Fall means football and football means tailgating. Even if it’s too expensive to fly to the homecoming game or your kid has a better chance of seeing the end of the season ticket waiting list than you ever will, that doesn’t have to prevent you from drinking outside while wearing a sweater. Worst-case scenario: you round up the 7 items on this list and throw the baddest driveway tailgate party your neighborhood has ever seen. As a bonus, when your kid melts down mid-first quarter you won’t have to eat the $250 per ticket you just paid some scalper. Just put them down for a nap, head back outside, and crack a cold one. Sunday Funday indeed.
The most successful Kickstarter ever, the Coolest, is how adult beverages fly private. It packs a blender, wireless speaker, USB charger, bottle opener, integrated plates and utensils, LED lid light, and a gang of other absurd yet totally necessary features. It only could have been more aptly named if it were called “Kim,” for its ability to break the internet and pack a whole lot of junk in the trunk.
Instagate Tailgate In A Box
At the risk of Inception-ing this list, the Instagate is like the Coolest of tailgating. It packs an entire tailgate party into a single box — the grill, grill tools, plates and utensils, full beer pong table setup (cups and balls, too), and even ketchup and mustard. It’s all recyclable, which significantly reduces the risk of cleanup mayhem.
Paul Jr. Designs Coleman Roadtrip Grill
Alternatively, you could solve that problem with this portable propane grill that features matchless lighting and folds up for simple, non-smoldering storage. With 285 square inches of surface area, 20,000 BTU burners, and interchangeable grill, griddle, and stove surfaces, you can whip up enough steaks for the whole tailgate party or enough dollar grilled cheeses to get you through the whole Grateful Dead reunion tour.
DISH King Tailgater
Tailgating all afternoon is the best way to get hyped for football, but not if it prevents you from watching an entire afternoon’s worth of football.
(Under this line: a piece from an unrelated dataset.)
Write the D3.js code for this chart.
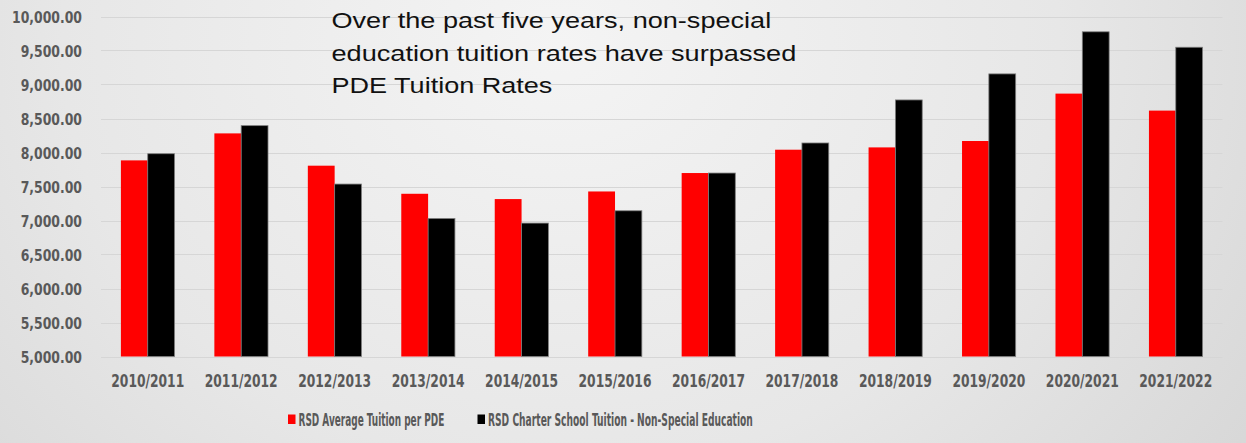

That’s just unamerican. DISH knows you’re a true patriot, so they’ve created the King Tailgater, a fully automatic, portable HD satellite antenna that lets you enjoy your favorite programming anytime, anywhere. Specifically, more football, before football, in the football parking lot.
The Smoking Gun Handheld Food Smoker
This amazing little device imparts your grill creations with delicious smoky flavor. You’ll be able to fool your tailgate guests into thinking you’ve been slaving over those ribs since 5:30 this morning, and confuse the hell out of your one friend who definitely misunderstood what you meant by “Handheld smoking experience.”
Therm-A-Rest Treo Chair
This comfortable camping chair ingeniously folds up into its base and weighs only 2 pounds, so you can stick it in your pocket and keep your hands free to haul precious beer and meats. The composite base and aluminum frame can support up to 250 pounds, so you’re in luck if the tight end decides to stop by for a pregame burger.
Why bring a coffee maker to a tailgate party? Because noon kickoffs, that’s why. The OXX COFFEEBOXX is water-resistant, impact-resistant, crush-proof, and spill-proof. So you can bring it to your parking lot football game in the rain, nail it with an errant pass, pile on top of it to recover a fumble, and still get a piping hot cup in less than 90 seconds.